Is there a stigma that makes people feel that the homeless are to blame?

It’s awful to say it this way, but I think animals are treated better than some human beings. They’re treated with disgust and it has to do with a person’s suspicion of someone, like fear of being assaulted. But I think the other kind of fear I’ve been hearing of recently, and this is from the downtown merchants, is that they’re losing business because of these people that sit around. They’re all scraggly, dirty, and are not kept up. If they don’t have a place to go and shower and clean up, why would someone pass judgement on someone like that? They are human beings.

I’ve heard a phrase you and others use repeatedly: “One paycheck away from being homeless”. What does that mean?

That means that there’s a lot of people that are very vulnerable to losing their jobs. Right now, I’ve seen in my lifetime and I’m 66 years old, there’s been a slow transformation of using robotics and automated machinery. I go back to the days when every box and can in the store had a price on it and somebody had to put that little sticker on it. Even in Food4less, you bag your own groceries but at Raley’s you see people still bagging groceries and they’re paid individuals. So it’s a slow conversion that is happening everywhere. My point is that jobs that used to exist no longer exist. I’ve read reports that say we’re just at the beginning. Across United States we lost like 5 million jobs and they’re always saying “Oh, this unemployment has really improved” and it’s because people aren’t registering for the unemployment office anymore. They’re tired and they can’t find anything. Sometimes they try to figure out how to make a living on their own.
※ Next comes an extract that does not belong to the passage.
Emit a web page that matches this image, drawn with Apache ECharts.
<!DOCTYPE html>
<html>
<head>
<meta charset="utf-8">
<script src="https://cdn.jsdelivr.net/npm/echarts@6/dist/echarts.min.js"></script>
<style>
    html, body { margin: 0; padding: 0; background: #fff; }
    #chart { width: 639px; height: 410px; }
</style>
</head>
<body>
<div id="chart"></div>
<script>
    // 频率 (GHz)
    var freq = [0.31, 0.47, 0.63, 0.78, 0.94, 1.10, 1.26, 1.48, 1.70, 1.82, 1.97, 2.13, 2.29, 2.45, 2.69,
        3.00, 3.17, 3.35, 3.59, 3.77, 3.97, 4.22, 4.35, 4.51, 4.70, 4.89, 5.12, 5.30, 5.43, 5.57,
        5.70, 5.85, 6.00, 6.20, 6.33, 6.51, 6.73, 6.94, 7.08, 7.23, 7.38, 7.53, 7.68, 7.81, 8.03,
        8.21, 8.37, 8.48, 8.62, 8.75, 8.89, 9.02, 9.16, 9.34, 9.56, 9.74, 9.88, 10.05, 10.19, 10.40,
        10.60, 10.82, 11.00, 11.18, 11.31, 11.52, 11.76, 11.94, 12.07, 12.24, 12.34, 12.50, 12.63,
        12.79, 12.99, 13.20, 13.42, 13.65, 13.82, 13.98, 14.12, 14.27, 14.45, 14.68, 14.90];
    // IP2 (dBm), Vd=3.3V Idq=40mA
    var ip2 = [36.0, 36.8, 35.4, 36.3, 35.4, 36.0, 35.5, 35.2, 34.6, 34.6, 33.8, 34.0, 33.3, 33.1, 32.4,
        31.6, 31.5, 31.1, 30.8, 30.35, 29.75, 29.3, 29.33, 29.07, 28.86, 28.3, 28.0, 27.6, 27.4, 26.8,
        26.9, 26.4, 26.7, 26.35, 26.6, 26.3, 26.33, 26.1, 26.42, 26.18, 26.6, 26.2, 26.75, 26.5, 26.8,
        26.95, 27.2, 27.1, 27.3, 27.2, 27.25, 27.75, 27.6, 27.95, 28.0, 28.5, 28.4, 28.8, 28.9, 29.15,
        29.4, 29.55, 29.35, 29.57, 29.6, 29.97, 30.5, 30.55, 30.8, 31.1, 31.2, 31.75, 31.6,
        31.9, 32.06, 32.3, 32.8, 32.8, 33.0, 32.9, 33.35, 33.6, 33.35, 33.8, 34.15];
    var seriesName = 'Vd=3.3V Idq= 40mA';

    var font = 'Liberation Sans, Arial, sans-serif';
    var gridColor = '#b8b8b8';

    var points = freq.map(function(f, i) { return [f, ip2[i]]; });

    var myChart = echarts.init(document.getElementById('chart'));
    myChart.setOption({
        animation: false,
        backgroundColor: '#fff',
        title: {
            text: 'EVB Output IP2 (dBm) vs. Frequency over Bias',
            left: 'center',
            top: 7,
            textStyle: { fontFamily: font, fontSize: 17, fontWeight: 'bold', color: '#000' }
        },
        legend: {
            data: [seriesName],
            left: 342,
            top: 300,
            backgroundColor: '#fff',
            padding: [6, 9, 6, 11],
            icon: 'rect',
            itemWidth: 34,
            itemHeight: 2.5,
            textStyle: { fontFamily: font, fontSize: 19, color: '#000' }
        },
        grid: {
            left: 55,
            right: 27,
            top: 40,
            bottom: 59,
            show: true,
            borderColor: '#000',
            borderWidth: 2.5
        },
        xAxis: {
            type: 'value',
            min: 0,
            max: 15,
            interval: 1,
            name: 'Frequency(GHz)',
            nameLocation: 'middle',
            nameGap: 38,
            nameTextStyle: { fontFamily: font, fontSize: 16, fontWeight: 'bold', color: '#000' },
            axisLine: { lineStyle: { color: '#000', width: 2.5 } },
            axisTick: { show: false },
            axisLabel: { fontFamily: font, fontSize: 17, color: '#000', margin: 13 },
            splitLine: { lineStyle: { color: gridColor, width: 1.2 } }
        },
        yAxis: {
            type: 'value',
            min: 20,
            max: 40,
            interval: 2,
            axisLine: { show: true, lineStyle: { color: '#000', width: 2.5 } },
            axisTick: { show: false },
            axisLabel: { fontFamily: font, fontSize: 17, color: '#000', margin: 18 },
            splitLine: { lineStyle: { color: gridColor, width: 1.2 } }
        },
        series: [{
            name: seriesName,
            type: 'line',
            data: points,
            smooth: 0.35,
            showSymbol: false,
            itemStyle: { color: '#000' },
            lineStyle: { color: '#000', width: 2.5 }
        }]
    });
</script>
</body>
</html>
According to National Estimates of Homeless People, about 610,042 people were homeless on any single night (in January 2013) in the U.S. What comes to mind when you hear statistics such as these?

You know, I really think it’s more than that, because it depends on what definition you use. Sometimes, people don’t consider themselves homeless when their kids are living with an aunt and you’re living somewhere else. They don’t call themselves homeless but they are homeless. So it depends on what it is – I think the statistics should count people that can’t afford to be living on their own, to afford being with their kids. I think it’s a greater problem than that figure. I’m more interested in the issue of homeless – not to manage the homeless, but to abolish homelessness. I’m not talking about sweeping it under the rug. I’m talking about questioning why this isn’t a priority.
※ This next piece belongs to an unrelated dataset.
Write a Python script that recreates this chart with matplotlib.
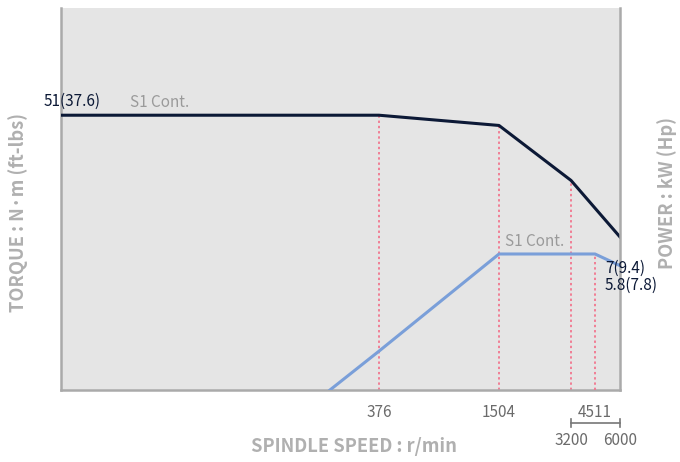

What resources are available in Merced and are they easily accessible?

It’s hard without having outreach efforts. I know that there are some programs such as Sierra Saving Grace – they have money to maybe house some people and help them get better. It’s a temporary thing and they have to meet deadlines in order to assist people. We do need different kinds of programs that provide different services such as addiction services and counseling, and job searching. But there really isn’t enough. I wanted to mention that there is this Loaves and Fishes program at Friendship Park in Sacramento where day services are offered. We should try to do something similar in Merced. It’s a park where people are free to rest and shower. It helps get services connected up to you. People can get a meal. I do think the Sacramento model is excellent. They receive no government funding and it’s all based on donations from churches.

A new study from the UC Berkeley School of Law analyzed California laws and concluded that more policies are being made to criminalize the homeless than give them services. Here in Merced, the homeless have been removed from encampments and parks in the past. Is Merced County is also guilty in making anti-vagrant laws?
I’m very familiar with that. In fact, Oregon and Colorado have had similar laws and I think nationwide you see that the “solution” of some of our elected officials and law enforcement is to fine people. That is actually a higher cost for the public because if they do it again they are put in jail and that is more expensive. So, we actually went to Sacramento for the hearing for the Right to Rest Act which was presented by Senator Carol Liu from Southern California. There were perhaps four different proposals to stop the criminalization of the homeless but eleven people on that committee decided that they couldn’t vote on it. It’s obvious that all these new ordinances and vagrancy laws are criminalizing people and yet our elected officials couldn’t see that. That is because they also have prejudices against homeless people or don’t understand the urgency of it. More than a hundred people lined up in support but only maybe six spoke against it. Yet, you could see who they were representing and it was those who thought this wasn’t a good law because it would restrict law enforcement from doing what they need to do. That is really disgusting to me. And our local senator, Anthony Canella, was there. So was, Galgiani, who used to be our Senator here. I don’t have a lot of faith in our politicians because they usually represent the moneyed people, not the poor people. I think the homeless have an opportunity to be heard and maybe this bill can be a way their issues will be represented. We need to find ways to prove to people that we care about them. They’re still human beings.